Ankara is hosting Iraqi leaders of various religious and ethnic groups with just weeks left before the neighboring war-torn country holds general elections on March 7.
“Turkey is a very important neighbor for us. It is able to play a more efficient role for both stabilizing Iraq and strengthening relations between Iraq and other countries in the region,” Humam Baqir Hamoudi, the Parliamentary Foreign Relations Committee’s chairman and vice president of the Supreme Islamic Iraqi Council, told Hürriyet Daily News & Economic Review.
A delegation from the National Iraqi Alliance, previously known as the United Iraqi Alliance, held high-level talks in Ankara on Monday to discuss cooperation possibilities and recent developments in the country. President Abdullah Gül, Prime Minister Recep Tayyip Erdoğan, State Minister Ömer Dinçer and a number of diplomats were among the officials they met.
Compared with the first legislative elections in 2005, Hamoudi asserted Iraq is much better in the fields of security, politics and economics.

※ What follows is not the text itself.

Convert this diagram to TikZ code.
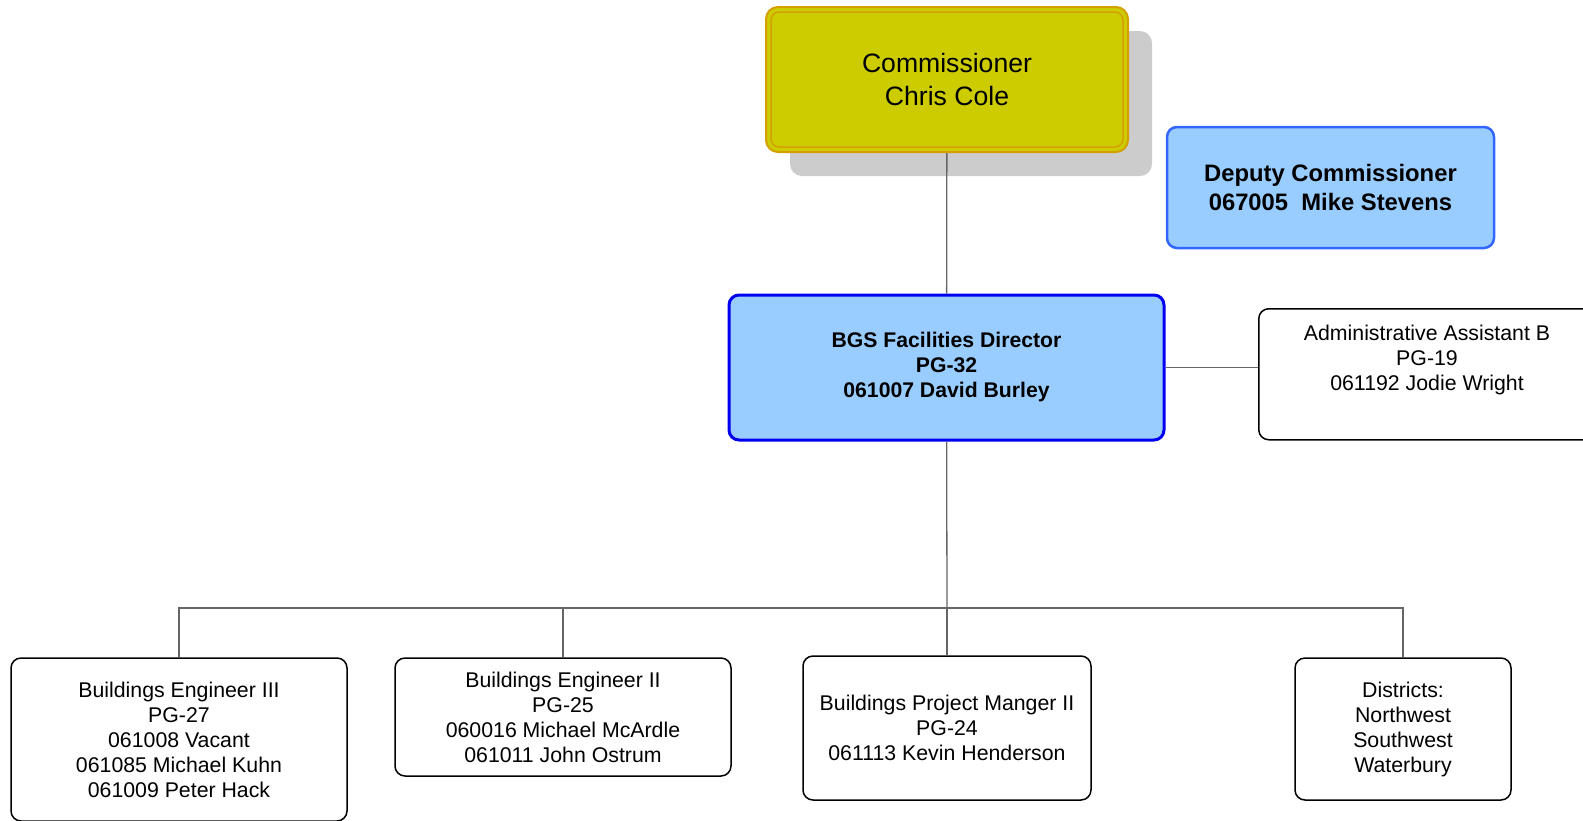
\documentclass[tikz,border=0pt]{standalone}
\usepackage{fontspec}
\setmainfont{Liberation Sans}
\usetikzlibrary{shadows}
\definecolor{commfill}{HTML}{CCCC00}
\definecolor{commline}{HTML}{D4A000}
\definecolor{bluefill}{HTML}{99CCFF}
\definecolor{deputyline}{HTML}{3366FF}
\definecolor{dirline}{HTML}{0000EE}
\definecolor{connline}{HTML}{666666}
\begin{document}
\begin{tikzpicture}[x=1pt,y=-1pt,
    box/.style={draw=black, line width=1.5pt, rounded corners=10pt, align=center,
      inner sep=0pt, font=\fontsize{21.3}{25}\selectfont},
    conn/.style={draw=connline, line width=1.3pt}]
  \useasboundingbox (0,0) rectangle (1583,820);
  \draw
    (947,79.5) node[box, draw=commline, fill=commfill, line width=2pt, rounded corners=12pt,
      minimum width=362, minimum height=145, font=\fontsize{26.6}{33}\selectfont,
      drop shadow={shadow xshift=24pt, shadow yshift=-24pt, fill=black!20, opacity=1}]
      (comm){Commissioner\\Chris Cole}
    (1330.5,187.5) node[box, draw=deputyline, fill=bluefill, line width=2.5pt,
      minimum width=327, minimum height=121, font=\fontsize{23.8}{29}\selectfont\bfseries]
      (deputy){Deputy Commissioner\\067005\ \ Mike Stevens}
    (946.5,367.5) node[box, draw=dirline, fill=bluefill, line width=3pt,
      minimum width=435, minimum height=145, font=\fontsize{21.2}{25}\selectfont\bfseries]
      (dir){BGS Facilities Director\\PG-32\\061007 David Burley}
    (1258,308) node[box, anchor=north west, minimum width=342, minimum height=131]
      (admin){}
    (1427,360) node[align=center, inner sep=0pt, font=\fontsize{21.3}{25}\selectfont]
      (admintext){Administrative Assistant B\\PG-19\\061192 Jodie Wright}
    (179,739.5) node[box, minimum width=336, minimum height=163]
      (eng3){Buildings Engineer III\\PG-27\\061008 Vacant\\061085 Michael Kuhn\\061009 Peter Hack}
    (563,717) node[box, minimum width=336, minimum height=118]
      (eng2){Buildings Engineer II\\PG-25\\060016 Michael McArdle\\061011 John Ostrum}
    (947,728) node[box, minimum width=288, minimum height=144]
      (projmgr){Buildings Project Manger II\\PG-24\\061113 Kevin Henderson}
    (1403,729) node[box, minimum width=216, minimum height=142]
      (districts){Districts:\\Northwest\\Southwest\\Waterbury};
  \draw[commline, line width=1.5pt, rounded corners=8pt]
    ([shift={(6,6)}]comm.north west) rectangle ([shift={(-6,-6)}]comm.south east);
  \coordinate (bus) at (947,608);
  \begin{scope}[conn]
    \draw (comm) -- (dir);
    \draw (dir.east) -- (dir.east -| admin.west);
    \draw (dir) -- (bus);
    \foreach \n in {eng3,eng2,projmgr,districts}
      \draw (bus) -| (\n.north);
  \end{scope}
\end{tikzpicture}
\end{document}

“Ethnic and religious clashes have reduced,” said the Shiite leader, who described the upcoming elections as “an opportunity to deepen democracy.” The Kurdish alliance has divided and will run in the election on three separate tickets, although they had just one in the 2005 elections, Hamoudi said.
“Turkey can be a key actor since it has good relations with all groups in Iraq. Besides, the Turkish role finds acceptance in the region, which helps a lot to ease tension with other countries,” Hamoudi said.
“We want to boost strategic relations because Turkey is our door to Europe for selling oil and gas. At the same time, Iraq is a door to the Gulf and Middle East for Turkey,” he said. “Energy and infrastructure investments are the most desirable contributions from Turkey.”
The National Iraqi Alliance, running in the elections as the Watani List, hopes to gain 75-85 seats out of 225 in the parliament. As 165 parliamentarians is the minimum number to set up a government, the Watani List is planning to establish a three-party coalition.
Reinforcing the rule of law is among its main goals. “Political parties have been more influential than the law over the last few years,” Hamoudi said.
Asked if the autonomous Kurdish region in the north annoys the central government in Baghdad, “It is a problem,” he replied. “Each region, lacking a national petroleum law, has adopted its own system. But we prefer a country where the rule of law is dominant.”
“We do not have a unitary or centralist state. We have increased provincial shares in the budget allowing local authorities to take initiatives. But a federation is not what the Iraqi people want, either.”